Roy Goble is a down-to-earth kinda guy with a fun and wacky sense of humor. Yet, he also has great business sense and now -- a big bucket of money.
Roy’s recently released book Junkyard Wisdom is the transparent and often humorous story of his wrestlings. In light of what Jesus says about money and wealthy people, is it even possible to be a faithful but wealthy follower? What would be the best way to benefit the poor, while protecting his own soul? Maybe he should just give it all away.
One of the problems of money is that it walls the poor off from the wealthy. Out of sight, out of mind. The rich unintentionally end up suffering a kind of amnesia in regard to those on the margins. But Jesus seems pretty adamant that following him involves welcoming the poor and marginalized into your life. All that sounds pretty messy and as Roy struggles -- it is.
Roy tells his story -- stories -- starting in his father’s San Jose, California junkyard, which became the seedbed of his own Goble Properties real estate empire. The journey moves in an engaging way through rural Belize, the ghettos of Thailand, and back into the affluent San Francisco Bay Area. There is a sense of playfulness throughout -- including a cameo appearance by radical Christian activist Shane Claiborne in one of the footnotes. Shane indirectly calls Roy out on one of his ideas.
Goble and co-author D. R. Jacobsen are able to maintain tension as the story unfolds, finally finding a sense of resolve in the end. Yet the question remains for the reader to decide whether it is adequately resolved.

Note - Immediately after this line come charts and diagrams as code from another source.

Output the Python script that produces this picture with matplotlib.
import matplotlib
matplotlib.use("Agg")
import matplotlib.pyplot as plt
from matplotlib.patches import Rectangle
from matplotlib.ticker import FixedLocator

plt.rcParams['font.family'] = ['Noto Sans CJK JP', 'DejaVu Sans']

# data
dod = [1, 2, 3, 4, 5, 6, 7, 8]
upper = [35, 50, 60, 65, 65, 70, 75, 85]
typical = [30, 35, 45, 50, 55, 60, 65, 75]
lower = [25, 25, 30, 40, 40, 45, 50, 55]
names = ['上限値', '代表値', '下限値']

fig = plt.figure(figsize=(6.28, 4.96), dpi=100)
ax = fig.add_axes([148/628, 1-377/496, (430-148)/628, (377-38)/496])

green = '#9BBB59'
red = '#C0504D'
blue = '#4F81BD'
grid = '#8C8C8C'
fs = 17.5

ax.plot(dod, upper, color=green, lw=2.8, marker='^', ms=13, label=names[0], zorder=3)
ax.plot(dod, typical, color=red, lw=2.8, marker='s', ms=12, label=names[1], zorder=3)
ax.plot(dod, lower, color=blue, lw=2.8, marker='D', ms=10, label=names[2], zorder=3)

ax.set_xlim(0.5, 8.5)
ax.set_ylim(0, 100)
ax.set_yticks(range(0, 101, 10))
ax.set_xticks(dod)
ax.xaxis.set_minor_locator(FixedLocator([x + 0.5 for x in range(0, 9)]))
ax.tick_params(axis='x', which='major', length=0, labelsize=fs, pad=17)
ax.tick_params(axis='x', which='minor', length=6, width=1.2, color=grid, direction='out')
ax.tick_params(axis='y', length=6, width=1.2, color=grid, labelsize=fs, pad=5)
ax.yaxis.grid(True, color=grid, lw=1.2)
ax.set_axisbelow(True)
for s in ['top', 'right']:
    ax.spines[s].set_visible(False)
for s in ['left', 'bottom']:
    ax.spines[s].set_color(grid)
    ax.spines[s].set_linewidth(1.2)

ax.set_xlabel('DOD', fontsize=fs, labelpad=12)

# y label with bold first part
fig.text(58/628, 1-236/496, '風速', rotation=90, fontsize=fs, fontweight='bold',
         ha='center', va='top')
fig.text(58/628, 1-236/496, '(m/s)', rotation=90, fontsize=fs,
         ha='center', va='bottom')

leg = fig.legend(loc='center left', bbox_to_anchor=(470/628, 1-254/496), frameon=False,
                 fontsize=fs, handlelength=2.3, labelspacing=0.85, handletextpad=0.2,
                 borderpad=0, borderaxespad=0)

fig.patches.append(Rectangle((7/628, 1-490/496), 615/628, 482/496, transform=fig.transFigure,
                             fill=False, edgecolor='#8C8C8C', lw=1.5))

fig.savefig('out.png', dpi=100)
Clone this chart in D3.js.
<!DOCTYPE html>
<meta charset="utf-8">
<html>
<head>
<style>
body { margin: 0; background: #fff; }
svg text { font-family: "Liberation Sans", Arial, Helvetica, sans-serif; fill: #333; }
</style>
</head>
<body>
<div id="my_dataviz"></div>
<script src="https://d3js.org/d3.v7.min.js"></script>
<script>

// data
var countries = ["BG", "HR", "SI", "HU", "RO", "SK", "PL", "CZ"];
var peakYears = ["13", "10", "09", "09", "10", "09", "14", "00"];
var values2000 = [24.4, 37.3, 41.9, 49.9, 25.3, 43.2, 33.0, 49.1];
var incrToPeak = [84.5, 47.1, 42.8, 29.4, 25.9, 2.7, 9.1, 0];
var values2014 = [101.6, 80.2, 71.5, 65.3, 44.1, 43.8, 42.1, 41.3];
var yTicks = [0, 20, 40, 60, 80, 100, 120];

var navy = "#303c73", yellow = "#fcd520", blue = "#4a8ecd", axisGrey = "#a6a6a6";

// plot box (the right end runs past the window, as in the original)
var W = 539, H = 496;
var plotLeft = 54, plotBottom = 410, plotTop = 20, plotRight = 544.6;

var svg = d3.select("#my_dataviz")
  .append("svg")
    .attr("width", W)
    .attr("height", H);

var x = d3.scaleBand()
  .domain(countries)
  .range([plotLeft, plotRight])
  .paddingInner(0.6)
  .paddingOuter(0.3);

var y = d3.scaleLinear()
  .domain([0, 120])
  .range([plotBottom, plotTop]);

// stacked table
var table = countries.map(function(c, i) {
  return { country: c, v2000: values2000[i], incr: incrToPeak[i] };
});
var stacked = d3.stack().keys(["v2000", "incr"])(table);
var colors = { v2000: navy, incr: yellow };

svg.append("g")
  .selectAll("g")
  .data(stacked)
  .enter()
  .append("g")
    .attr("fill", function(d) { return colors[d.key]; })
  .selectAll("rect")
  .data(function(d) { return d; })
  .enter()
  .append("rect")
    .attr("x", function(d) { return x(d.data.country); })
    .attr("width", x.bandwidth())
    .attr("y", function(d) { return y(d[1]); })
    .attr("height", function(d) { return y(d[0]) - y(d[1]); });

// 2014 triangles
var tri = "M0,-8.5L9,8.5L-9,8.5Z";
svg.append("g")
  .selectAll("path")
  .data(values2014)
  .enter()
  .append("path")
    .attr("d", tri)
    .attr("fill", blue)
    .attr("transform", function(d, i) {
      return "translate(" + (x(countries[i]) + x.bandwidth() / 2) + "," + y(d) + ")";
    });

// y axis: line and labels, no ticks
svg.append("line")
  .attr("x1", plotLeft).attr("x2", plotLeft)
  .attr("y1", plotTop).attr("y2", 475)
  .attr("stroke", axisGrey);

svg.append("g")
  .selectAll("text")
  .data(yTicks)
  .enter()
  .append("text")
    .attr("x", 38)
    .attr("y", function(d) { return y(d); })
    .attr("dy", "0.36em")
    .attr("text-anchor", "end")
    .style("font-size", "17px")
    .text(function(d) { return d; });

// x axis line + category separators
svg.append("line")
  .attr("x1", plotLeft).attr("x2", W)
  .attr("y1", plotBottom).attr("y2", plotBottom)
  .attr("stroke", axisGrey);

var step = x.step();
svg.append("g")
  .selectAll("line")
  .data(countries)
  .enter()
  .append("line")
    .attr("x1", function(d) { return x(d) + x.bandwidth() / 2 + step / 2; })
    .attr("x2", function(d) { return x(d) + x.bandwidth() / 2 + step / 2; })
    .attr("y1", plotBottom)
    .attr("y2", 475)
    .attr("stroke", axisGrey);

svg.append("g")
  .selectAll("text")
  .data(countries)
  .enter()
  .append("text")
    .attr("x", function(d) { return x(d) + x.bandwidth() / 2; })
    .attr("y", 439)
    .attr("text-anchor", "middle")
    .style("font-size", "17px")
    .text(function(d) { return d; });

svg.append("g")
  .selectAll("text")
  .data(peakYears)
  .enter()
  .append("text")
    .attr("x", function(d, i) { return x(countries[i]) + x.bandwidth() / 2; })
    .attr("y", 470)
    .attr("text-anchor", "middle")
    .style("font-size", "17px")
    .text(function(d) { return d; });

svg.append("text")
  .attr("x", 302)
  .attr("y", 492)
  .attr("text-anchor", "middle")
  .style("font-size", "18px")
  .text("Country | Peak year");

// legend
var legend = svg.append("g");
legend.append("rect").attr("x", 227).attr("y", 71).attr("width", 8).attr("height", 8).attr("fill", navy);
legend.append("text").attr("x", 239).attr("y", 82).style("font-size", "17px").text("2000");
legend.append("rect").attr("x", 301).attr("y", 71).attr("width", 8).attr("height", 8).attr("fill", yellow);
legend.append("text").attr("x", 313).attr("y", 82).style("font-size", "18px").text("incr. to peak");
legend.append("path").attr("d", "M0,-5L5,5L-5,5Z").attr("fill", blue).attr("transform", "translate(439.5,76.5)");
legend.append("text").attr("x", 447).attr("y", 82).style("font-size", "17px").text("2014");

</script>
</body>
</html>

The fact is that this book would not have appeared on my radar so quickly except that Roy wrote it. We grew up eight houses down from each other in the Willow Glen area of San Jose. He was best buds with one of my younger brothers throughout elementary school and was nearly a family member in our house during those years.
I’ve enjoyed knowing him as an adult through his blog and Facebook posts. He has become a spiritually insightful story-teller. Junkyard Wisdom is Roy at his best with relevant questions, clear thinking, and application -- even for those of us who don’t have the wealth-generation gift. And you certainly don’t have to know him to realize that this is a unique book filled with fodder for necessary discussion. But I’m pretty certain that after reading the book you’ll feel like you know him, too.